There's something special about knowing nothing when you play Ethan Carter. It's the type of decision most games either can't or don't try to get away with, and you know what? Most of the time that's fine. I'm thinking, for instance, of the recent Sherlock Holmes: Crimes and Punishments which is at times so heavy-handed with its player feedback that it feels almost patronizing.

That heavy-handedness works fine for Sherlock Holmes, which is a very traditional sort of property. You don't feel so much like an actual detective as you feel like you're sort of nudging Holmes in the right direction, and that's okay! After all, Holmes is the genius. You're just the person in the driver's seat. Still, it takes away some of the "mystery" of proceedings when you can see the rails so clearly laid bare.

Ethan Carter takes the opposite tack, though, and it's better for it.

The quibbles

I love Ethan Carter. It's easily one of my favorite games so far this year.

vanishing of ethan carter 2

That being said, there are some downsides to having absolutely no guidance—foremost that it's easy to miss something. I actually solved what's probably the fourth puzzle as my first puzzle without realizing it, and then was forced to backtrack a long way to get to the beginning again. The developers have thrown in a fast-travel system to ease the pain towards the end, but there's a definite drawback to how large the map is—it can easily take five-to-ten minutes to cross at full sprint.

Also, the game only has an autosave function instead of manual saves. This makes absolutely zero sense, considering nothing in Ethan Carter is particularly time-sensitive, nor is anything win-loss dependent. There are no moral choices you're going to renege on, no different paths to take. In other words, all the already-stupid reasons that developers give for why their game only includes autosaves? Yeah, those don't even apply here.

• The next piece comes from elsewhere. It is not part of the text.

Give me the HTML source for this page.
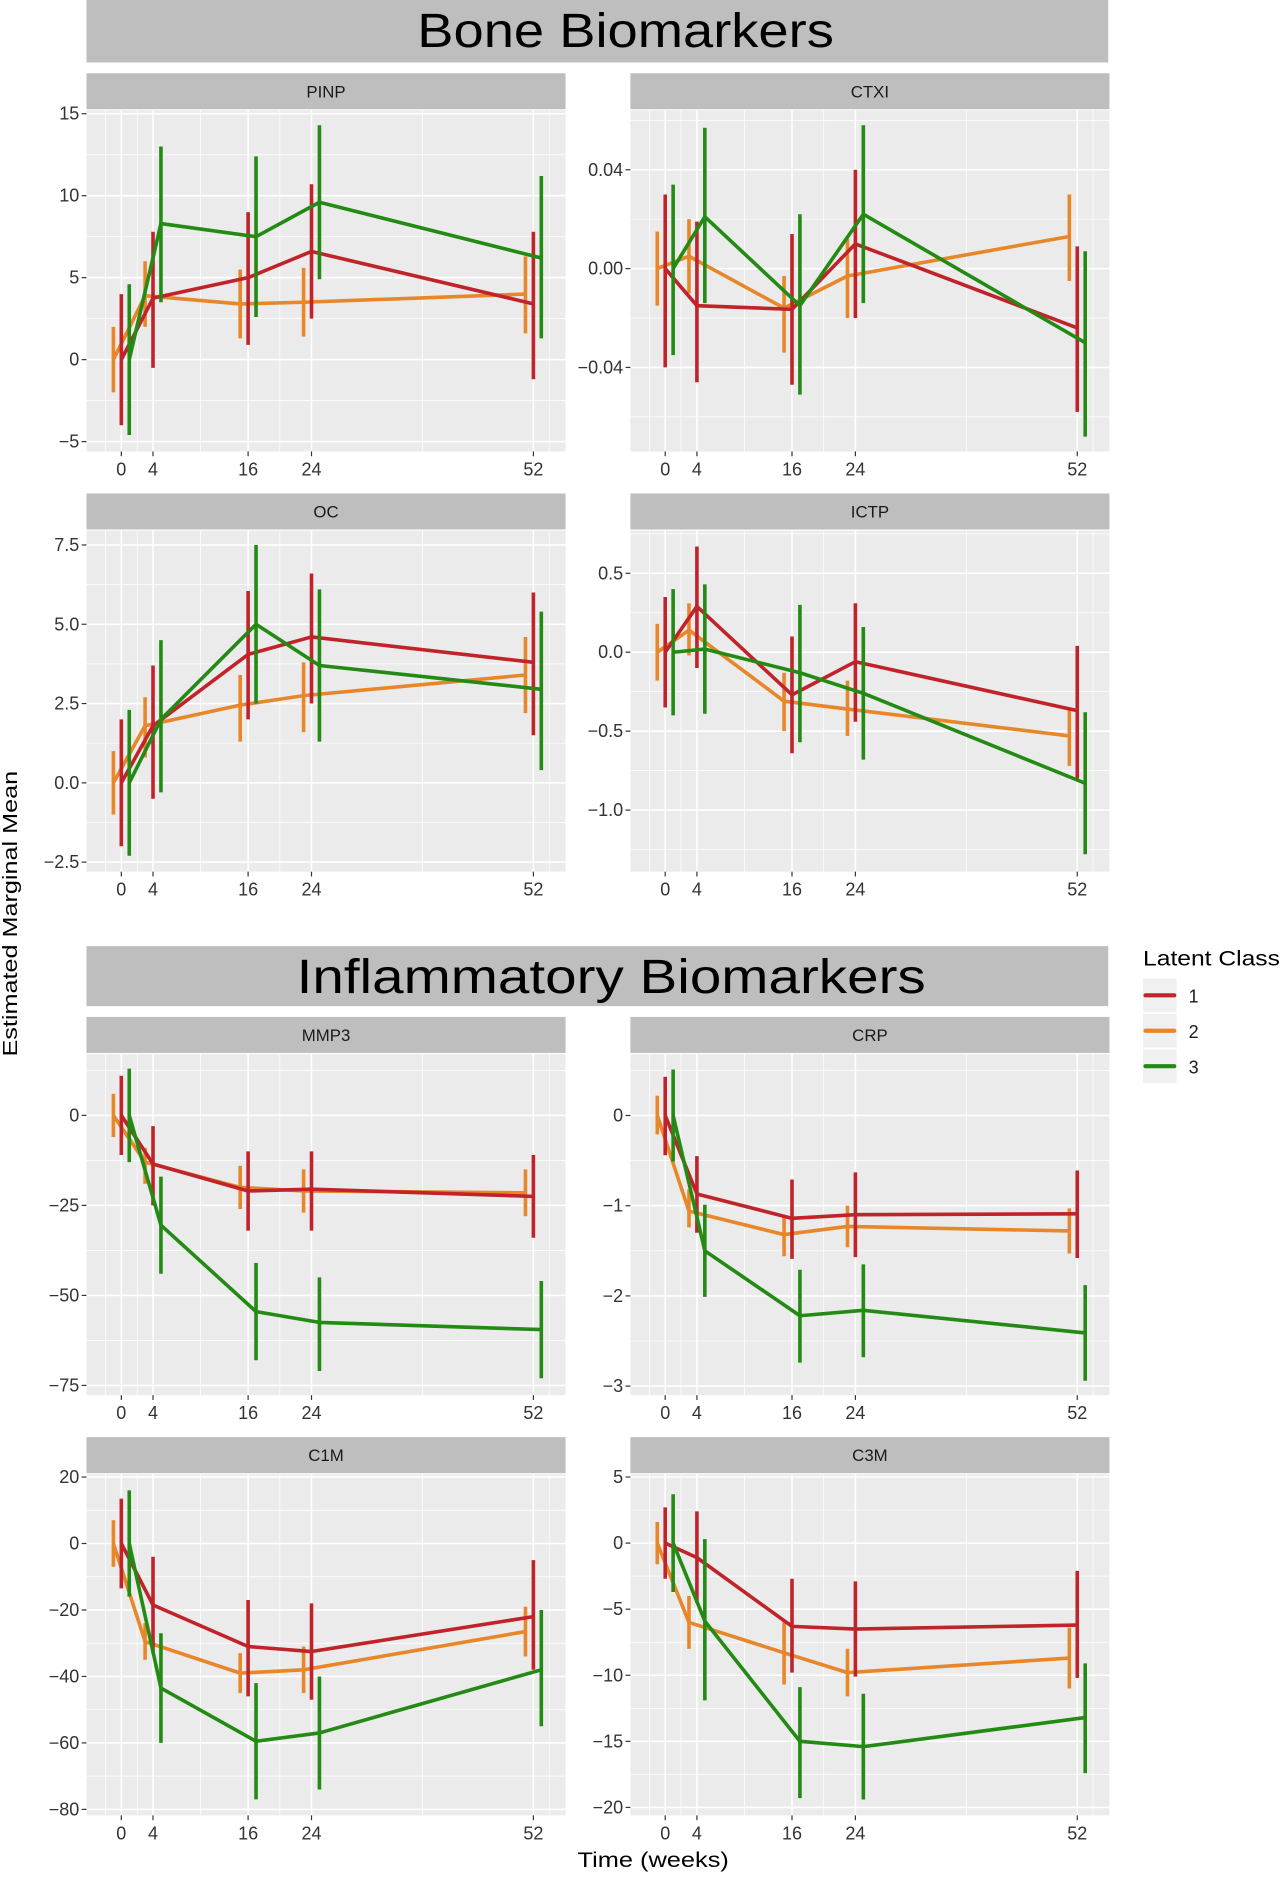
<!DOCTYPE html>
<html><head><meta charset="utf-8"><style>
html,body{margin:0;padding:0;background:#fff;}
svg text{font-family:"Liberation Sans","DejaVu Sans",sans-serif;}
</style></head><body>
<svg id="chart" width="1280" height="1882" viewBox="0 0 1066 1567.5" xmlns="http://www.w3.org/2000/svg">
<rect x="0" y="0" width="1066" height="1567.5" fill="#fff"/>
<g><rect x="72" y="0" width="851" height="52" fill="#bebebe"/><text x="521" y="39" font-size="40" text-anchor="middle" fill="#000" textLength="347" lengthAdjust="spacingAndGlyphs">Bone Biomarkers</text></g>
<g><rect x="72" y="788" width="851" height="50" fill="#bebebe"/><text x="509" y="827" font-size="40" text-anchor="middle" fill="#000" textLength="524" lengthAdjust="spacingAndGlyphs">Inflammatory Biomarkers</text></g>
<text x="14" y="761" font-size="17" text-anchor="middle" transform="rotate(-90 14 761)" textLength="238" lengthAdjust="spacingAndGlyphs">Estimated Marginal Mean</text>
<text x="544" y="1555" font-size="18" text-anchor="middle" textLength="126" lengthAdjust="spacingAndGlyphs">Time (weeks)</text>
<g id="legend">
<text x="952" y="804" font-size="18" textLength="114" lengthAdjust="spacingAndGlyphs">Latent Class</text>
</g>
</svg>
<script>
const weeks = [0, 4, 16, 24, 52];
const classLabels = ["1", "2", "3"];
const classColors = ["#c0232a", "#e8862a", "#238a14"];
const majorX = [0, 4, 16, 24, 52];
const minorX = [-2, 2, 10, 20, 38, 54];

const pinpMean = [[0,3.75,5,6.6,3.4],[0,3.9,3.4,3.5,4.0],[0,8.3,7.5,9.6,6.2]];
const pinpLo = [[-4,-0.5,0.9,2.5,-1.2],[-2,2,1.3,1.4,1.6],[-4.6,3.5,2.6,4.9,1.3]];
const pinpHi = [[4,7.8,9,10.7,7.8],[2,6,5.5,5.6,6.3],[4.6,13,12.4,14.3,11.2]];
const pinpTicks = [-5,0,5,10,15];

const ctxiMean = [[0,-0.015,-0.0165,0.01,-0.024],[0,0.005,-0.016,-0.003,0.013],[0,0.021,-0.015,0.022,-0.030]];
const ctxiLo = [[-0.04,-0.046,-0.047,-0.02,-0.058],[-0.015,-0.01,-0.034,-0.02,-0.005],[-0.035,-0.014,-0.051,-0.014,-0.068]];
const ctxiHi = [[0.03,0.019,0.014,0.04,0.009],[0.015,0.02,-0.003,0.012,0.03],[0.034,0.057,0.022,0.058,0.007]];
const ctxiTicks = [-0.04,0,0.04];

const ocMean = [[0,1.8,4.05,4.6,3.8],[0,1.8,2.45,2.75,3.4],[0,2.0,5.0,3.7,2.95]];
const ocLo = [[-2,-0.5,2.0,2.5,1.5],[-1,0.8,1.3,1.6,2.2],[-2.3,-0.3,2.5,1.3,0.4]];
const ocHi = [[2,3.7,6.05,6.6,6.0],[1,2.7,3.4,3.8,4.6],[2.3,4.5,7.5,6.1,5.4]];
const ocTicks = [-2.5,0,2.5,5,7.5];

const ictpMean = [[0,0.29,-0.27,-0.06,-0.37],[0,0.14,-0.31,-0.36,-0.53],[0,0.02,-0.13,-0.26,-0.83]];
const ictpLo = [[-0.35,-0.1,-0.64,-0.44,-0.8],[-0.18,-0.02,-0.5,-0.53,-0.72],[-0.4,-0.39,-0.57,-0.68,-1.28]];
const ictpHi = [[0.35,0.67,0.1,0.31,0.04],[0.18,0.31,-0.13,-0.18,-0.35],[0.4,0.43,0.3,0.16,-0.38]];
const ictpTicks = [-1,-0.5,0,0.5];

const mmp3Mean = [[0,-13.5,-21,-20.5,-22.5],[0,-13,-20,-21,-21.5],[0,-30.5,-54.5,-57.5,-59.5]];
const mmp3Lo = [[-11,-25,-32,-32,-34],[-6,-19,-26,-27,-28],[-13,-44,-68,-71,-73]];
const mmp3Hi = [[11,-3,-10,-10,-11],[6,-9,-14,-15,-15],[13,-17,-41,-45,-46]];
const mmp3Ticks = [-75,-50,-25,0];

const crpMean = [[0,-0.87,-1.14,-1.10,-1.09],[0,-1.06,-1.32,-1.23,-1.28],[0,-1.5,-2.22,-2.16,-2.41]];
const crpLo = [[-0.44,-1.3,-1.59,-1.57,-1.58],[-0.21,-1.24,-1.56,-1.46,-1.53],[-0.51,-2.01,-2.74,-2.68,-2.94]];
const crpHi = [[0.43,-0.45,-0.71,-0.63,-0.61],[0.22,-0.82,-1.12,-1.0,-1.03],[0.51,-0.99,-1.71,-1.65,-1.88]];
const crpTicks = [-3,-2,-1,0];

const c1mMean = [[0,-18.5,-31,-32.5,-22],[0,-29.5,-39,-38,-26.5],[0,-43.5,-59.5,-57,-38]];
const c1mLo = [[-13.5,-33,-46,-47,-38],[-7,-35,-45,-45,-34],[-16,-60,-77,-74,-55]];
const c1mHi = [[13.5,-4,-17,-18,-5],[7,-24,-33,-31,-19],[16,-27,-42,-40,-20]];
const c1mTicks = [-80,-60,-40,-20,0,20];

const c3mMean = [[0,-1.1,-6.3,-6.5,-6.2],[0,-6,-8.3,-9.8,-8.7],[0,-5.9,-15,-15.4,-13.2]];
const c3mLo = [[-2.7,-4.5,-9.8,-10.1,-10.2],[-1.6,-8,-10.7,-11.6,-11],[-3.7,-11.9,-19.3,-19.4,-17.4]];
const c3mHi = [[2.7,2.4,-2.7,-2.9,-2.1],[1.6,-4,-6,-8,-6.4],[3.7,0.3,-10.9,-11.4,-9.1]];
const c3mTicks = [-20,-15,-10,-5,0,5];

const NS = "http://www.w3.org/2000/svg";
const svg = document.getElementById("chart");
function mk(tag, attrs, parent){ const e=document.createElementNS(NS,tag); for(const k in attrs) e.setAttribute(k,attrs[k]); (parent||svg).appendChild(e); return e; }

const panels = [
 {name:"PINP", key:"pinp", x:72, y:61, ymin:-5.6, ymax:15.2, mean:pinpMean, lo:pinpLo, hi:pinpHi, ticks:pinpTicks, fmt:v=>String(v)},
 {name:"CTXI", key:"ctxi", x:525, y:61, ymin:-0.074, ymax:0.064, mean:ctxiMean, lo:ctxiLo, hi:ctxiHi, ticks:ctxiTicks, fmt:v=>v.toFixed(2)},
 {name:"OC", key:"oc", x:72, y:411, ymin:-2.8, ymax:7.95, mean:ocMean, lo:ocLo, hi:ocHi, ticks:ocTicks, fmt:v=>v.toFixed(1)},
 {name:"ICTP", key:"ictp", x:525, y:411, ymin:-1.39, ymax:0.77, mean:ictpMean, lo:ictpLo, hi:ictpHi, ticks:ictpTicks, fmt:v=>v.toFixed(1)},
 {name:"MMP3", key:"mmp3", x:72, y:847, ymin:-77.7, ymax:17, mean:mmp3Mean, lo:mmp3Lo, hi:mmp3Hi, ticks:mmp3Ticks, fmt:v=>String(v)},
 {name:"CRP", key:"crp", x:525, y:847, ymin:-3.1, ymax:0.68, mean:crpMean, lo:crpLo, hi:crpHi, ticks:crpTicks, fmt:v=>String(v)},
 {name:"C1M", key:"c1m", x:72, y:1197, ymin:-81.8, ymax:20.8, mean:c1mMean, lo:c1mLo, hi:c1mHi, ticks:c1mTicks, fmt:v=>String(v)},
 {name:"C3M", key:"c3m", x:525, y:1197, ymin:-20.6, ymax:5.2, mean:c3mMean, lo:c3mLo, hi:c3mHi, ticks:c3mTicks, fmt:v=>String(v)}
];
const W=399, stripH=30, plotH=284;
const dodge=[0,-1,1];
function lbl(v){ return v<0 ? "\u2212"+String(v).slice(1) : v; }

panels.forEach(p=>{
  const g=mk("g",{});
  
  
  const strip=mk("rect",{x:p.x,y:p.y,width:W,height:stripH,fill:"#bebebe"},g);
  
  
  const st=mk("text",{x:p.x+W/2,y:p.y+20,"font-size":14,"text-anchor":"middle",fill:"#1a1a1a"},g);
  st.textContent=p.name;
  
  
  const top=p.y+stripH+1;
  const bg=mk("rect",{x:p.x,y:top,width:W,height:plotH,fill:"#ebebeb"},g);
  
  
  const xs=w=>p.x+29+(w)*6.6;
  const ys=v=>top+(p.ymax-v)/(p.ymax-p.ymin)*plotH;
  minorX.forEach(w=>mk("line",{x1:xs(w),x2:xs(w),y1:top,y2:top+plotH,stroke:"#fff","stroke-width":0.6},g));
  for(let i=0;i<p.ticks.length-1;i++){const m=(p.ticks[i]+p.ticks[i+1])/2; mk("line",{x1:p.x,x2:p.x+W,y1:ys(m),y2:ys(m),stroke:"#fff","stroke-width":0.6},g);}
  {const m=p.ticks[p.ticks.length-1]+(p.ticks[1]-p.ticks[0])/2; if(m<p.ymax) mk("line",{x1:p.x,x2:p.x+W,y1:ys(m),y2:ys(m),stroke:"#fff","stroke-width":0.6},g);}
  {const m=p.ticks[0]-(p.ticks[1]-p.ticks[0])/2; if(m>p.ymin) mk("line",{x1:p.x,x2:p.x+W,y1:ys(m),y2:ys(m),stroke:"#fff","stroke-width":0.6},g);}
  majorX.forEach(w=>{
    mk("line",{x1:xs(w),x2:xs(w),y1:top,y2:top+plotH,stroke:"#fff","stroke-width":1.3},g);
    mk("line",{x1:xs(w),x2:xs(w),y1:top+plotH,y2:top+plotH+4,stroke:"#333","stroke-width":1},g);
    const t=mk("text",{x:xs(w),y:top+plotH+20,"font-size":15,"text-anchor":"middle",fill:"#333"},g);
    t.textContent=w;
    
    
  });
  p.ticks.forEach(v=>{
    mk("line",{x1:p.x,x2:p.x+W,y1:ys(v),y2:ys(v),stroke:"#fff","stroke-width":1.3},g);
    mk("line",{x1:p.x-4,x2:p.x,y1:ys(v),y2:ys(v),stroke:"#333","stroke-width":1},g);
    const t=mk("text",{x:p.x-6,y:ys(v)+5,"font-size":15,"text-anchor":"end",fill:"#333"},g);
    t.textContent=lbl(p.fmt(v));
    
    
  });
  [1,0,2].forEach(c=>{
    const pts=weeks.map((w,i)=>xs(w+dodge[c])+","+ys(p.mean[c][i])).join(" ");
    const line=mk("polyline",{points:pts,fill:"none",stroke:classColors[c],"stroke-width":3,"stroke-linejoin":"round"},g);
    
    
    weeks.forEach((w,i)=>{
      const eb=mk("line",{x1:xs(w+dodge[c]),x2:xs(w+dodge[c]),y1:ys(p.lo[c][i]),y2:ys(p.hi[c][i]),stroke:classColors[c],"stroke-width":3},g);
      
      
    });
  });
});

const legend=document.getElementById("legend");
classLabels.forEach((l,i)=>{
  const y=815+i*29.5;
  const e=mk("g",{},legend);
  
  
  mk("rect",{x:952,y:y,width:28,height:28,fill:"#f0f0f0"},e);
  mk("line",{x1:954,x2:978,y1:y+14,y2:y+14,stroke:classColors[i],"stroke-width":3.5,"stroke-linecap":"round"},e);
  const t=mk("text",{x:990,y:y+20,"font-size":15,fill:"#1a1a1a"},e);
  t.textContent=l;
});
</script>
</body></html>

Now, the game saves after each "episode," so you'll never lose more than ten or fifteen minutes of actual progress (even if you wandered for half an hour before advancing the story). Still, it's annoying to deal with, especially when you're midway through a puzzle and want to stop for the night.

Bottom line

These are minor faults, though, and nothing that should keep you from playing the game. If you're not a huge fan of puzzle-lite adventure games—if you are, for instance, fond of the term "walking simulator"—then yeah, maybe give Ethan Carter a pass.

There's something special here, though. I don't think the ending necessarily does justice to what the developers set up, but like so much of this game it's the getting there that counts, and the getting there in Ethan Carter is spectacular both visually and narratively.